●獣有り、其の状は狐の如くして九尾。其の音は嬰児の如くして能く人を食う。食す者は蠱せられず。【南山経首】
南山の青丘山(せいきゅうざん)にいる獣。九本の尾を持った狐のような姿で、赤ん坊が泣くような声で鳴き、しばしば人を食べるとされています。
この獣を食べると、邪気におそわれなくなるといいます。魔除け、病除けの薬とされていたようです。
郭注では、ここに記述された獣の事を「すなわち九尾狐なり」と注釈しています。
しかし、原典には「狐の如くして」とあるため、九尾の「狐」ではないとしている説もあります。また、山経においては、「獣有り、其の状は…」とした後には必ず「其の名を云々という」との記述があるはずなのに、ここにはそれが見られない事から、何かしらの脱落があったまま現在まで伝えられているとも考えられています。
どちらであっても、この獣は「九尾の狐」そのものではないようです。

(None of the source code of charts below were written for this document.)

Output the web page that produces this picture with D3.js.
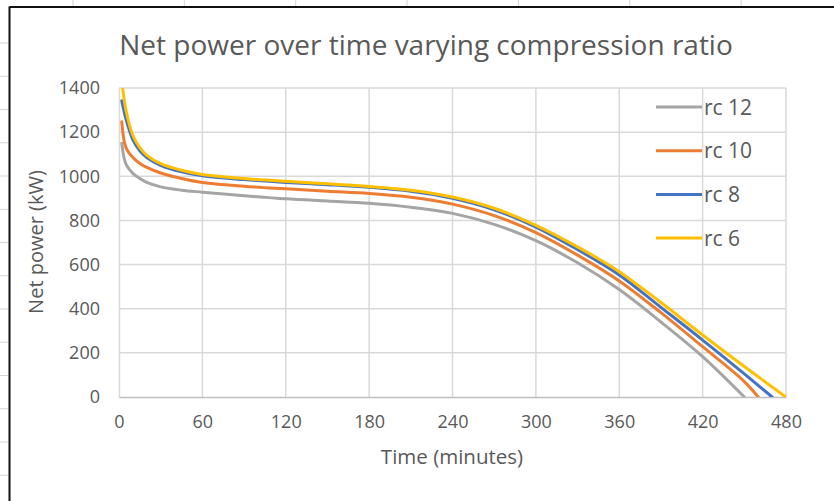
<!DOCTYPE html>
<html>
<head>
<meta charset="utf-8">
<script src="https://cdn.jsdelivr.net/npm/d3@7"></script>
<style>
  html, body { margin: 0; padding: 0; background: #fff; }
  svg { display: block; font-family: "Open Sans", Lato, sans-serif; }
</style>
</head>
<body>
<svg id="chart" width="834" height="501"></svg>
<script>
// Sample times (minutes) and net power (kW) for each compression ratio
const seriesNames = ["rc 12", "rc 10", "rc 8", "rc 6"];
const seriesColors = ["#A5A5A5", "#ED7D31", "#4472C4", "#FFC000"];

const timesRc12 = [2, 5, 10, 15, 20, 30, 45, 60, 90, 120, 150, 180, 210, 240, 270, 300, 330, 360, 390, 420, 450];
const powerRc12 = [1150, 1055, 1013, 990, 972, 952, 937, 928, 912, 898, 888, 878, 860, 832, 782, 708, 608, 487, 340, 183, 0];

const timesRc10 = [2, 5, 10, 15, 20, 30, 45, 60, 90, 120, 150, 180, 210, 240, 270, 300, 330, 360, 390, 420, 450, 460];
const powerRc10 = [1247, 1130, 1085, 1058, 1040, 1015, 990, 972, 955, 943, 932, 922, 905, 874, 822, 745, 643, 526, 382, 228, 70, 0];

const timesRc8 = [2, 5, 10, 15, 20, 30, 45, 60, 90, 120, 150, 180, 210, 240, 270, 300, 330, 360, 390, 420, 450, 470];
const powerRc8 = [1342, 1260, 1165, 1115, 1085, 1050, 1020, 1002, 985, 972, 962, 950, 932, 900, 848, 770, 668, 553, 406, 258, 105, 0];

const timesRc6 = [2, 5, 10, 15, 20, 30, 45, 60, 90, 120, 150, 180, 210, 240, 270, 300, 330, 360, 390, 420, 450, 480];
const powerRc6 = [1435, 1300, 1185, 1130, 1095, 1057, 1027, 1008, 990, 977, 966, 954, 937, 906, 855, 778, 680, 568, 428, 281, 138, 0];

const xTicks = [0, 60, 120, 180, 240, 300, 360, 420, 480];
const yTicks = [0, 200, 400, 600, 800, 1000, 1200, 1400];

const chartTitle = "Net power over time varying compression ratio";
const xTitle = "Time (minutes)";
const yTitle = "Net power (kW)";

const allTimes = [timesRc12, timesRc10, timesRc8, timesRc6];
const allPower = [powerRc12, powerRc10, powerRc8, powerRc6];

const series = seriesNames.map((name, i) => ({
  name,
  color: seriesColors[i],
  points: allTimes[i].map((t, j) => ({ t, p: allPower[i][j] }))
}));

const svg = d3.select("#chart");
const W = 834, H = 501;
const textColor = "#595959";
const font = "'Open Sans', sans-serif";

svg.append("rect").attr("width", W).attr("height", H).attr("fill", "#fff");

// Sheet cell grid stubs peeking outside the chart frame
const sheetTick = "#d4d4d4";
svg.append("g").selectAll("line")
  .data(d3.range(14).map(k => 43 + k * 33.25))
  .join("line")
  .attr("x1", 0).attr("x2", 8)
  .attr("y1", d => d).attr("y2", d => d)
  .attr("stroke", sheetTick).attr("stroke-width", 1);
svg.append("g").selectAll("line")
  .data(d3.range(7).map(k => 73 + k * 111.35))
  .join("line")
  .attr("x1", d => d).attr("x2", d => d)
  .attr("y1", 0).attr("y2", 6)
  .attr("stroke", sheetTick).attr("stroke-width", 1);

// Chart frame edges (left and top)
svg.append("line").attr("x1", 9.5).attr("x2", 9.5).attr("y1", 6.5).attr("y2", H)
  .attr("stroke", "#111").attr("stroke-width", 2);
svg.append("line").attr("x1", 9.5).attr("x2", W).attr("y1", 7).attr("y2", 7)
  .attr("stroke", "#111").attr("stroke-width", 2);

const plot = { left: 119, right: 786, top: 88, bottom: 397 };

const x = d3.scaleLinear().domain([0, 480]).range([plot.left, plot.right]);
const y = d3.scaleLinear().domain([0, 1400]).range([plot.bottom, plot.top]);

// Gridlines
const grid = svg.append("g");
grid.selectAll(".hg").data(yTicks.filter(v => v > 0)).join("line")
  .attr("x1", plot.left).attr("x2", plot.right)
  .attr("y1", d => y(d)).attr("y2", d => y(d))
  .attr("stroke", "#d9d9d9").attr("stroke-width", 1.5);
grid.selectAll(".vg").data(xTicks.filter(v => v > 0)).join("line")
  .attr("x1", d => x(d)).attr("x2", d => x(d))
  .attr("y1", plot.top).attr("y2", plot.bottom)
  .attr("stroke", "#d9d9d9").attr("stroke-width", 1.5);

// Axes
const yAxis = svg.append("g")
  .attr("transform", `translate(${plot.left},0)`)
  .call(d3.axisLeft(y).tickValues(yTicks).tickFormat(d3.format("d")).tickSize(0).tickPadding(19));
yAxis.select(".domain").attr("stroke", "#d9d9d9").attr("stroke-width", 1.5);
yAxis.selectAll("text").attr("fill", textColor).attr("font-size", 18)
  .attr("font-family", font);

const xAxis = svg.append("g")
  .attr("transform", `translate(0,${plot.bottom})`)
  .call(d3.axisBottom(x).tickValues(xTicks).tickFormat(d3.format("d")).tickSize(0).tickPadding(18));
xAxis.select(".domain").attr("stroke", "#bfbfbf").attr("stroke-width", 1.5);
xAxis.selectAll("text").attr("fill", textColor).attr("font-size", 18)
  .attr("font-family", font);

// Series lines
svg.append("clipPath").attr("id", "plotClip")
  .append("rect")
  .attr("x", plot.left).attr("y", plot.top)
  .attr("width", plot.right - plot.left).attr("height", plot.bottom - plot.top);

const line = d3.line()
  .x(d => x(d.t))
  .y(d => y(d.p))
  .curve(d3.curveCatmullRom.alpha(0.5));

svg.append("g").attr("clip-path", "url(#plotClip)")
  .selectAll("path").data(series).join("path")
  .attr("d", d => line(d.points))
  .attr("fill", "none")
  .attr("stroke", d => d.color)
  .attr("stroke-width", 3)
  .attr("stroke-linejoin", "round")
  .attr("stroke-linecap", "round");

// Legend
const legend = svg.append("g");
const legendRows = legend.selectAll("g").data(series).join("g")
  .attr("transform", (d, i) => `translate(656,${107 + i * 43.7})`);
legendRows.append("line")
  .attr("x1", 0).attr("x2", 46).attr("y1", 0).attr("y2", 0)
  .attr("stroke", d => d.color).attr("stroke-width", 3);
legendRows.append("text")
  .attr("x", 48).attr("y", 0).attr("dy", "0.36em")
  .attr("fill", textColor).attr("font-size", 21)
  .text(d => d.name);

// Titles
svg.append("text")
  .attr("x", 426).attr("y", 55)
  .attr("text-anchor", "middle")
  .attr("fill", textColor).attr("font-size", 28)
  .text(chartTitle);

svg.append("text")
  .attr("x", 452).attr("y", 464)
  .attr("text-anchor", "middle")
  .attr("fill", textColor).attr("font-size", 20.5)
  .text(xTitle);

svg.append("text")
  .attr("transform", "translate(43,242) rotate(-90)")
  .attr("text-anchor", "middle")
  .attr("fill", textColor).attr("font-size", 20)
  .text(yTitle);
</script>
</body>
</html>
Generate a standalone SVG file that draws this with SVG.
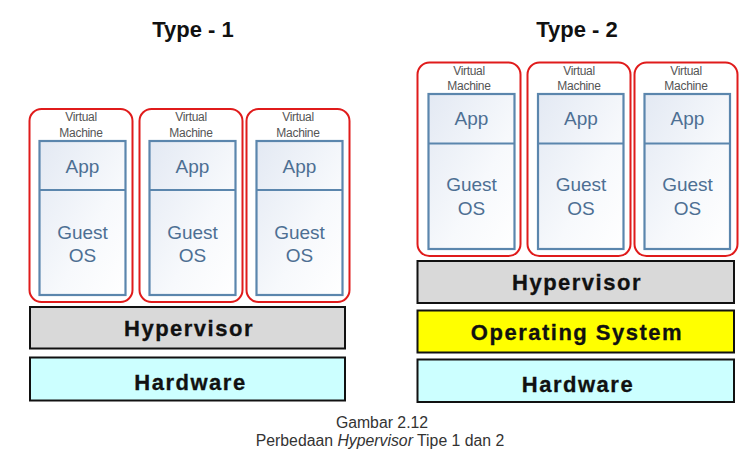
<svg xmlns="http://www.w3.org/2000/svg" width="755" height="466" viewBox="0 0 755 466">
<defs>
<linearGradient id="g" x1="0" y1="0" x2="1" y2="1">
<stop offset="0" stop-color="#e3e9f3"/>
<stop offset="0.6" stop-color="#f7f9fc"/>
<stop offset="1" stop-color="#ffffff"/>
</linearGradient>
</defs>
<style>
.vm{fill:#ffffff;stroke:#e01b1b;stroke-width:2}
.in{fill:url(#g);stroke:#5b86ad;stroke-width:2.2}
.vt{font-family:"Liberation Sans",Arial,sans-serif;font-size:12px;fill:#555555;text-anchor:middle;letter-spacing:-0.3px}
.lb{font-family:"Liberation Sans",Arial,sans-serif;font-size:19px;fill:#4d6f93;text-anchor:middle}
.bar{stroke:#111111;stroke-width:2}
.bt{font-family:"Liberation Sans",Arial,sans-serif;font-size:22px;font-weight:bold;fill:#111111;stroke:#111111;stroke-width:0.3;text-anchor:middle;letter-spacing:1.5px}
.tt{font-family:"Liberation Sans",Arial,sans-serif;font-size:22px;font-weight:bold;fill:#111111;text-anchor:middle}
.cap{font-family:"Liberation Sans",Arial,sans-serif;font-size:15.8px;fill:#333333;text-anchor:middle}
</style>
<rect width="755" height="466" fill="#ffffff"/>
<text class="tt" x="193" y="37">Type - 1</text>
<text class="tt" x="577" y="37">Type - 2</text>

<g id="t1-vm1">
<rect class="vm" x="29.5" y="109" width="103" height="193" rx="12"/>
<text class="vt" x="81" y="121">Virtual</text><text class="vt" x="81" y="137">Machine</text>
<rect class="in" x="39.5" y="141" width="86" height="154"/>
<line x1="39.5" y1="190" x2="125.5" y2="190" stroke="#5b86ad" stroke-width="2.2"/>
<text class="lb" x="82.5" y="172.5">App</text>
<text class="lb" x="82.5" y="238.5">Guest</text><text class="lb" x="82.5" y="262">OS</text>
</g>
<g id="t1-vm2">
<rect class="vm" x="139.5" y="109" width="103" height="193" rx="12"/>
<text class="vt" x="191" y="121">Virtual</text><text class="vt" x="191" y="137">Machine</text>
<rect class="in" x="149.5" y="141" width="86" height="154"/>
<line x1="149.5" y1="190" x2="235.5" y2="190" stroke="#5b86ad" stroke-width="2.2"/>
<text class="lb" x="192.5" y="172.5">App</text>
<text class="lb" x="192.5" y="238.5">Guest</text><text class="lb" x="192.5" y="262">OS</text>
</g>
<g id="t1-vm3">
<rect class="vm" x="246.5" y="109" width="103" height="193" rx="12"/>
<text class="vt" x="298" y="121">Virtual</text><text class="vt" x="298" y="137">Machine</text>
<rect class="in" x="256.5" y="141" width="86" height="154"/>
<line x1="256.5" y1="190" x2="342.5" y2="190" stroke="#5b86ad" stroke-width="2.2"/>
<text class="lb" x="299.5" y="172.5">App</text>
<text class="lb" x="299.5" y="238.5">Guest</text><text class="lb" x="299.5" y="262">OS</text>
</g>
<g id="t1-hypervisor">
<rect class="bar" x="30" y="307" width="315" height="41.5" fill="#d9d9d9"/>
<text class="bt" x="189" y="336">Hypervisor</text>
</g>
<g id="t1-hardware">
<rect class="bar" x="30" y="357.5" width="315" height="43" fill="#ccffff"/>
<text class="bt" x="190.5" y="389.5">Hardware</text>
</g>

<g id="t2-vm1">
<rect class="vm" x="417.5" y="62.5" width="103" height="193.5" rx="12"/>
<text class="vt" x="469" y="74.5">Virtual</text><text class="vt" x="469" y="89.5">Machine</text>
<rect class="in" x="428.5" y="94" width="86" height="155"/>
<line x1="428.5" y1="143.5" x2="514.5" y2="143.5" stroke="#5b86ad" stroke-width="2.2"/>
<text class="lb" x="471.5" y="125">App</text>
<text class="lb" x="471.5" y="191">Guest</text><text class="lb" x="471.5" y="215">OS</text>
</g>
<g id="t2-vm2">
<rect class="vm" x="527.5" y="62.5" width="103" height="193.5" rx="12"/>
<text class="vt" x="579" y="74.5">Virtual</text><text class="vt" x="579" y="89.5">Machine</text>
<rect class="in" x="538" y="94" width="85.5" height="155"/>
<line x1="538" y1="143.5" x2="623.5" y2="143.5" stroke="#5b86ad" stroke-width="2.2"/>
<text class="lb" x="581" y="125">App</text>
<text class="lb" x="581" y="191">Guest</text><text class="lb" x="581" y="215">OS</text>
</g>
<g id="t2-vm3">
<rect class="vm" x="634.5" y="62.5" width="103" height="193.5" rx="12"/>
<text class="vt" x="686" y="74.5">Virtual</text><text class="vt" x="686" y="89.5">Machine</text>
<rect class="in" x="644.5" y="94" width="85.5" height="155"/>
<line x1="644.5" y1="143.5" x2="730" y2="143.5" stroke="#5b86ad" stroke-width="2.2"/>
<text class="lb" x="687.5" y="125">App</text>
<text class="lb" x="687.5" y="191">Guest</text><text class="lb" x="687.5" y="215">OS</text>
</g>
<g id="t2-hypervisor">
<rect class="bar" x="417.5" y="261" width="316.5" height="42" fill="#d9d9d9"/>
<text class="bt" x="577" y="289.5">Hypervisor</text>
</g>
<g id="t2-os">
<rect class="bar" x="417.5" y="310.5" width="316.5" height="42" fill="#ffff00"/>
<text class="bt" x="577" y="339.5">Operating System</text>
</g>
<g id="t2-hardware">
<rect class="bar" x="417.5" y="359.5" width="316.5" height="42.5" fill="#ccffff"/>
<text class="bt" x="578" y="391.5">Hardware</text>
</g>

<g id="connectors"/>

<text class="cap" x="382" y="428">Gambar 2.12</text>
<text class="cap" x="380" y="446">Perbedaan <tspan font-style="italic">Hypervisor</tspan> Tipe 1 dan 2</text>
</svg>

しかし、九尾の狐に似た姿をわざわざ記載した事を考慮すると、この獣も強い霊力を持った存在であると考えられます。
九尾の狐の伝承は、人を化かしたり誑かしたりする妖怪としての物がポピュラーです。
一方、山海経の大荒東経においては、九尾の狐は天下泰平の時に出現する瑞獣とされており、一般的なイメージとは逆になっています。
どちらの解釈も、元々九尾の狐は強い霊力を持った獣として、人々に畏れられていた事に端を発していると考えられます。